Equine asthma is a chronic inflammatory respiratory tract disease caused by an immunological reaction due to hypersensitivity. The disease resembles human asthma. In asthma, the respiratory tract of the horse responds to dust in inhaled air, resulting in increased mucus secretion as well as the obstruction and subsequent remodelling of the airways. Long-term exposure to dust and moulds in the air in stables is considered the primary factor predisposing horses to the disorder. The role of respiratory tract infections in the onset of asthma remains unclear.
Equine asthma is divided into mild/moderate and severe asthma. In the mild forms of the disease, clear symptoms may not be observed, but the horse’s functioning may be reduced. In severe forms of the disease, the horse pants and coughs. When examining the respiratory tract, the horse undergoes a general physical examination, in addition to which blood samples are taken, manure samples, if needed, are collected, the horse’s airways are examined and, if needed, lavage samples are taken from the respiratory tract. In addition, an X-ray of the lungs can be taken. With the help of these tests and examinations, other problems associated with the respiratory tract can be excluded, including bacterial, viral and parasitic infections as well as structural problems in the respiratory tract.
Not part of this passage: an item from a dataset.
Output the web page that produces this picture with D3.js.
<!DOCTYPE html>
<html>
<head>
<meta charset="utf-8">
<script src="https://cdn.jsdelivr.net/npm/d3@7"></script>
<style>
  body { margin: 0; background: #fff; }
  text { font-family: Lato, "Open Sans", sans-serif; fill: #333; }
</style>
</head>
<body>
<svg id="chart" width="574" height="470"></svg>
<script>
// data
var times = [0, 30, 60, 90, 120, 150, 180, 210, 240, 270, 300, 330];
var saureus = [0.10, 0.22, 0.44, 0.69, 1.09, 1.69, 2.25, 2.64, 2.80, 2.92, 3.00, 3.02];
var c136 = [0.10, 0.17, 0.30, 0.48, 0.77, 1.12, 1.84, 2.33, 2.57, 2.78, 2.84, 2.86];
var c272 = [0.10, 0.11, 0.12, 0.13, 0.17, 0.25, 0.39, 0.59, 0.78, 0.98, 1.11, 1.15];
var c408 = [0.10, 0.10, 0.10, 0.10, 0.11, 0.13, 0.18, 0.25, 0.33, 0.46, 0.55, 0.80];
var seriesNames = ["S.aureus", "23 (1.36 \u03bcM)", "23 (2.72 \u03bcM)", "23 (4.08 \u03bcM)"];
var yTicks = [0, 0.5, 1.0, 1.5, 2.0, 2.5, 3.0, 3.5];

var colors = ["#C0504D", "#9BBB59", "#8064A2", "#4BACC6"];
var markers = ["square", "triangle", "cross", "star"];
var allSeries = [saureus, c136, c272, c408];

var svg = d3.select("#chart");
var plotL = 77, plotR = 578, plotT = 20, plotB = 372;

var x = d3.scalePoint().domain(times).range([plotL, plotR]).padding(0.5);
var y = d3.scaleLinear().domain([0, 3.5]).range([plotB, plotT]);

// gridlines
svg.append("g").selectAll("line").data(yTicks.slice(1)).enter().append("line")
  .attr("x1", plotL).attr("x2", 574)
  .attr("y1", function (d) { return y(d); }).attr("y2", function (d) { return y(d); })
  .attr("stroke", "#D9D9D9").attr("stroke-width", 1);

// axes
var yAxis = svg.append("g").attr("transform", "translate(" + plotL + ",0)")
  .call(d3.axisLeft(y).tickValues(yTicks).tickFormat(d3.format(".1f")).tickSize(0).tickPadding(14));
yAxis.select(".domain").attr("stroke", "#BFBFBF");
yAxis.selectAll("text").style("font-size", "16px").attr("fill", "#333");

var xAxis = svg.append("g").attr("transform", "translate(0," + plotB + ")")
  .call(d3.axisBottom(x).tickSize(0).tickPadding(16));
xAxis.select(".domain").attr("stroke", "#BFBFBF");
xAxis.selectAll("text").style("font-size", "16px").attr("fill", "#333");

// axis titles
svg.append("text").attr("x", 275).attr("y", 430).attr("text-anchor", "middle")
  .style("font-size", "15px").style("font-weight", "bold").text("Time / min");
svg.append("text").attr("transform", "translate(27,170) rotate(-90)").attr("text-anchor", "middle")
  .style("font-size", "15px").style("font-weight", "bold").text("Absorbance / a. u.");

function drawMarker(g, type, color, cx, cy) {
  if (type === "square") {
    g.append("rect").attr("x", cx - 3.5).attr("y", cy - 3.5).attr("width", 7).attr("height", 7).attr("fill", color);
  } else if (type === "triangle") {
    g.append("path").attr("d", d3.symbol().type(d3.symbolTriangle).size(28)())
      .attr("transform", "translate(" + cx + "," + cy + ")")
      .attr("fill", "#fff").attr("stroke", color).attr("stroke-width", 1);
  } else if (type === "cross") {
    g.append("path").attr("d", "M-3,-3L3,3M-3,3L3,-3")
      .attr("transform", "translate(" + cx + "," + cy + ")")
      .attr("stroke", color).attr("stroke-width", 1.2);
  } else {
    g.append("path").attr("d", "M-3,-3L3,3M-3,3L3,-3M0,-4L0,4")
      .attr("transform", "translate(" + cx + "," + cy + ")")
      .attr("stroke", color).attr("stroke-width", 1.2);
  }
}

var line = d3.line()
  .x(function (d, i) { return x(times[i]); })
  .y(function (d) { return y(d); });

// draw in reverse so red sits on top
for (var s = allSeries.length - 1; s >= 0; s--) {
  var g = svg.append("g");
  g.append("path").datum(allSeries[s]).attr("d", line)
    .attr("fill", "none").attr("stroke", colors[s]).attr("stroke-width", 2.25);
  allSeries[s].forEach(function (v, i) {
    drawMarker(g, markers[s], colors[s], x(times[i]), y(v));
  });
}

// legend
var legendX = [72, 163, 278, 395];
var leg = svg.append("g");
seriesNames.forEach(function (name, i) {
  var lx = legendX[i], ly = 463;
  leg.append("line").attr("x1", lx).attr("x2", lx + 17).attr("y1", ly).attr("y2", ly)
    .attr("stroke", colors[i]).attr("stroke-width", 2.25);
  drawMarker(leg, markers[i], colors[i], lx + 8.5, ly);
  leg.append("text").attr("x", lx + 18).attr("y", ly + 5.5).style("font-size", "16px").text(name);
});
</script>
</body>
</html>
The pathogenetic mechanism of equine asthma is not fully known, which hinders the early diagnosis and accurate treatment of the disease. Asthma research is conducted to determine the pathogenetic mechanism and to ensure better treatment for horses.
Patient data from the Equine Hospital are utilised in a research project looking into the reliability of various respiratory tract specimen collection techniques. The results will help veterinarians to choose the most reliable way of examining patients suffering from respiratory tract-related ailments.
Collaboration is also conducted with the Finnish Equine Information Centre in Kuopio, which investigates the incidence of respiratory tract infections among free-range foals and related risk factors. In addition, the quality of bacteria living in the respiratory tracts of free-range foals is studied.